Online courses and training programs hosted on learning management systems could learn a great deal from children’s online training courses. Courseware developers need to start paying more attention to what’s going on in online courses targeted toward children and young adults. The dynamic interactivity or “fun factor” of children’s and young adult courseware is, of course, the number one stealable characteristic. Online courses for young people are being used in all kinds of innovative and exciting ways to supplement, complement, and take the place of traditional, face-to-face courses. For instance, take Virtual High School (VHS), a Massachusetts-Based distance-learning program which started 13 years ago as a federal education grant project. It now has nearly 12,000 online students enrolled this semester. Why are programs like VHS so successful? They respond to real needs exhibited by their users–in this case, secondary schools. VHS’s online courses cater to schools that are otherwise too small to offer certain advanced courses and interesting or offbeat electives. AP and computer science courses are just two kinds of advanced courses that many smaller schools do not offer.
Learning management system courses cater not only to schools’ needs, but to students’ interests as well. For instance, VHS’s online courses give students the chance to learn about topics that are typically reserved for college level courses.

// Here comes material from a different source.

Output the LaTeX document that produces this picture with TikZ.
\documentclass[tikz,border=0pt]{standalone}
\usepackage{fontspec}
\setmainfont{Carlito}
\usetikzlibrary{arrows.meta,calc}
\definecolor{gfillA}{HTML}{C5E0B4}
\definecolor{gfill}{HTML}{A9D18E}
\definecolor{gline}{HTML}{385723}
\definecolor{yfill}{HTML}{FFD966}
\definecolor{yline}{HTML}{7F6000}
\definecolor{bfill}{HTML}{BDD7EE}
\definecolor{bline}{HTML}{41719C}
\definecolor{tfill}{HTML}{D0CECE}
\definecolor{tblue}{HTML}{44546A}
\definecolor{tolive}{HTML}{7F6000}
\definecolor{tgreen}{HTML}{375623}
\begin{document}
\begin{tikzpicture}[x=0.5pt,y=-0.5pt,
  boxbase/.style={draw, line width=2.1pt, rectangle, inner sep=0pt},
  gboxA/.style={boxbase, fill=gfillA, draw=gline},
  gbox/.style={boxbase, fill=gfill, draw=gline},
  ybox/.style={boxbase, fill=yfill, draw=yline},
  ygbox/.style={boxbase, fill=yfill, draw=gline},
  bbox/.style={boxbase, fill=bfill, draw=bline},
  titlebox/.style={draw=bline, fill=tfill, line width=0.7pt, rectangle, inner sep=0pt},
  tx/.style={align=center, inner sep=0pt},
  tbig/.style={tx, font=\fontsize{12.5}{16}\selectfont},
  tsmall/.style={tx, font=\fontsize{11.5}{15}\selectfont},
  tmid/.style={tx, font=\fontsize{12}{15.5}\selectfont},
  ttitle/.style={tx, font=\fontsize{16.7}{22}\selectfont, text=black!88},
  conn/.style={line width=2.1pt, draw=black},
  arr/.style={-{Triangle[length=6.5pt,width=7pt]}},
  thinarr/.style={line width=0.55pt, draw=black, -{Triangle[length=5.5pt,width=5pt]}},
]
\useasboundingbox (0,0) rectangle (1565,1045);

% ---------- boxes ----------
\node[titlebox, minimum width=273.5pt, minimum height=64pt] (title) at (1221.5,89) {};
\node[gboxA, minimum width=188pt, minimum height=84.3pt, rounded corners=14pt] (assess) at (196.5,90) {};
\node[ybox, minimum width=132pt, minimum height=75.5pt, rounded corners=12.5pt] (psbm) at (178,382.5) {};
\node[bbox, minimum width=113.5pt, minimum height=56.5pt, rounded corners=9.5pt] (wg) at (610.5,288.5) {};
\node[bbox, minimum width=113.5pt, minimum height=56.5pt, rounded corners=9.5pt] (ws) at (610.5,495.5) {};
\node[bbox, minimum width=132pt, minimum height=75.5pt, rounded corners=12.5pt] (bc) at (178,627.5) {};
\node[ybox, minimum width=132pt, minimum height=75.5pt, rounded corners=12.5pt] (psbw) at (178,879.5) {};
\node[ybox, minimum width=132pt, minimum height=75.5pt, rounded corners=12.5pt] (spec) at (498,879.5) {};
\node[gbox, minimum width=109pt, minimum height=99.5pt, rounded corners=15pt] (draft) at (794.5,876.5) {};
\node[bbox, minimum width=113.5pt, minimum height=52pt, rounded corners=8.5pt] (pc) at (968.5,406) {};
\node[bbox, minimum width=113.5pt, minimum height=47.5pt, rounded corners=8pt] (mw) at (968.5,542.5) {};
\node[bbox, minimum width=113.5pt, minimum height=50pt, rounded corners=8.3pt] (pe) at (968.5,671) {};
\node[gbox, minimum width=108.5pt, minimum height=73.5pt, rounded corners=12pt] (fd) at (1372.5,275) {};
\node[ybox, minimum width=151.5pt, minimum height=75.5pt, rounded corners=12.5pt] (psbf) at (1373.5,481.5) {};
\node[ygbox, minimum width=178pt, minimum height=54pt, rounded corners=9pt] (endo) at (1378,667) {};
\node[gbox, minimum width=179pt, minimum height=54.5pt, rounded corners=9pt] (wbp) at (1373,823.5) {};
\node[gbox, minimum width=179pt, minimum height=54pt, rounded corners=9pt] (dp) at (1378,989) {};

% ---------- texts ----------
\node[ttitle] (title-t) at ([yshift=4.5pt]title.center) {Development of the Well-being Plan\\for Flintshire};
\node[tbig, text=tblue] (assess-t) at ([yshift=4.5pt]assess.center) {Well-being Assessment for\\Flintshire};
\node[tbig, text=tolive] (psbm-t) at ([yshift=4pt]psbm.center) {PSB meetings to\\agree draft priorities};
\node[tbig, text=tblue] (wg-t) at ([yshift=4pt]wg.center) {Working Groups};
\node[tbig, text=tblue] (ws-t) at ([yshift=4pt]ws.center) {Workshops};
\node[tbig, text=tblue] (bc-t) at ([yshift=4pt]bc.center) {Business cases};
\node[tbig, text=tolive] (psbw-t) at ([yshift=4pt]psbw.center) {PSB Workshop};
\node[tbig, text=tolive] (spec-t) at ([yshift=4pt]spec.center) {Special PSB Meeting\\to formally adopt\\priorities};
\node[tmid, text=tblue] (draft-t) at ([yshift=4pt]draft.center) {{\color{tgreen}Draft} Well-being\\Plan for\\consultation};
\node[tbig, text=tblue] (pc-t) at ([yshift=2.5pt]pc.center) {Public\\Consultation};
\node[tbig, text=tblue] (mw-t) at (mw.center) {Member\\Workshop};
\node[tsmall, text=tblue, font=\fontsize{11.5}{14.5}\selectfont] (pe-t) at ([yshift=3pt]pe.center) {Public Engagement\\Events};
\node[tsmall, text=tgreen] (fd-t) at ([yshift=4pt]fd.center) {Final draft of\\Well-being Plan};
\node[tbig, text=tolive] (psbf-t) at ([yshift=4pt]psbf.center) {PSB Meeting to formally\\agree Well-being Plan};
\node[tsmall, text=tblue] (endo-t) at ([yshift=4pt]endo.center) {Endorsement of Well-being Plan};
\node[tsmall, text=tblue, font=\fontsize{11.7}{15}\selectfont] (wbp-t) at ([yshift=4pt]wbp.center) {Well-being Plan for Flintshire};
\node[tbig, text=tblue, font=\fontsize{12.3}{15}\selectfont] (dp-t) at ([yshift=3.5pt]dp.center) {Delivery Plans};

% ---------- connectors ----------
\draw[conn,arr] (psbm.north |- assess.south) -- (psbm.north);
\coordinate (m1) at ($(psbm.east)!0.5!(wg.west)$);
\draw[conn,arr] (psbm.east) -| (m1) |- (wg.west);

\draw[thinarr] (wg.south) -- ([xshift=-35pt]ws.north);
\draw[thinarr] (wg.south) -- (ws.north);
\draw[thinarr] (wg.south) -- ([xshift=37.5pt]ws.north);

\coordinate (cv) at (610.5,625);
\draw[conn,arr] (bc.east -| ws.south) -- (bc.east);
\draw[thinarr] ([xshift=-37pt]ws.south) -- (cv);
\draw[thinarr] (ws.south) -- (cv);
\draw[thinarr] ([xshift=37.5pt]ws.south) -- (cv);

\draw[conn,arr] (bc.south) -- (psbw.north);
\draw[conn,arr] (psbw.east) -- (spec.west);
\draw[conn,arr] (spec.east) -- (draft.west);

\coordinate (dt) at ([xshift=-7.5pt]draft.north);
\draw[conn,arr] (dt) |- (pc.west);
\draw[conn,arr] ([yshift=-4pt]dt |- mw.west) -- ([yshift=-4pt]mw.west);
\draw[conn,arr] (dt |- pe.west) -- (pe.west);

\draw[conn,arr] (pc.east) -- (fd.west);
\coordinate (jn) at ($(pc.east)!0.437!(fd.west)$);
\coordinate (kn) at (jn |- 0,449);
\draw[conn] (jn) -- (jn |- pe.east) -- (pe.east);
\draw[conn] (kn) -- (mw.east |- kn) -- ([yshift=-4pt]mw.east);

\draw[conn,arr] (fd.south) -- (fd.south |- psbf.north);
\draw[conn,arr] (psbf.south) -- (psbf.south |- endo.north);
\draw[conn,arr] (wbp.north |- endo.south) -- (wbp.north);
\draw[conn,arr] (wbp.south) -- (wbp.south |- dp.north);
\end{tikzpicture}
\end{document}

These courses include more specific or quirky course topics such as criminology, zoology, or American multiculturalism.
Across the globe, people are more actively and independently learning, and more adults are taking online courses and training programs. Of course, the term “self-paced” can get a bad rap. People have worries like: don’t self-paced courses allow students to be lazy? Contrary to these concerns, students report that the independence online courses provide them makes for a more comfortable learning experience–one with less distractions, and more responsibility. There’s no one peering over their shoulder. Online courses respond to this call for new pedagogical attitudes and practices. Inspired by pedagogies like Montessori and Waldorf, more schools–both private and public–are allowing students to explore learning content in a more hands-on and individual way.

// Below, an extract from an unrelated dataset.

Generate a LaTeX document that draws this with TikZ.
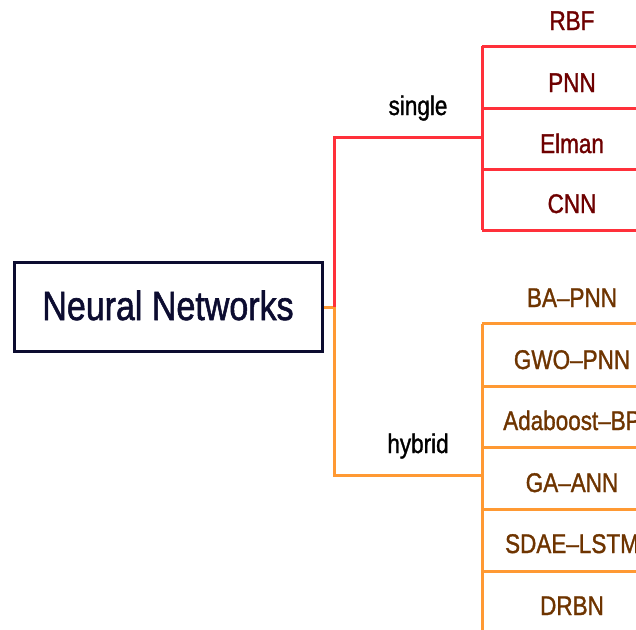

The trust in human beings’ drive to know is a critical part of this new pedagogical trend. “The Montessori Way”, a book by Tim Seldin and Paul Eppstein, explains this idea as follows: “Montessori teachers observe children’s exploratory patterns of behavior with an implication of trust and respect. Teachers trust that a child will ‘know’ and pursue what she or he most needs in order to become an adult.” As children become adults, the things they need to know change. But whether it’s choosing to go back to school or choosing a self-help book off the shelf, such trends are a testament to people’s natural curiosity. But, of course, people do need deadlines and motivation to keep moving ahead. Certain expectations need to be in place, and standards enforced. That’s why quizzes, exams, projects and deadlines are all important aspects of an online course. This goes for both young and adult learners.
Online content may supplement face-to-face course work, but it should never be tacked on superficially to an in-person course. Online courses should always fulfill a concrete purpose and benefit students in ways that are tangible and evident. Ultimately, a good learning management system course responds to the needs of the organizations and/or schools that will be using them, and also to existing trends and movements.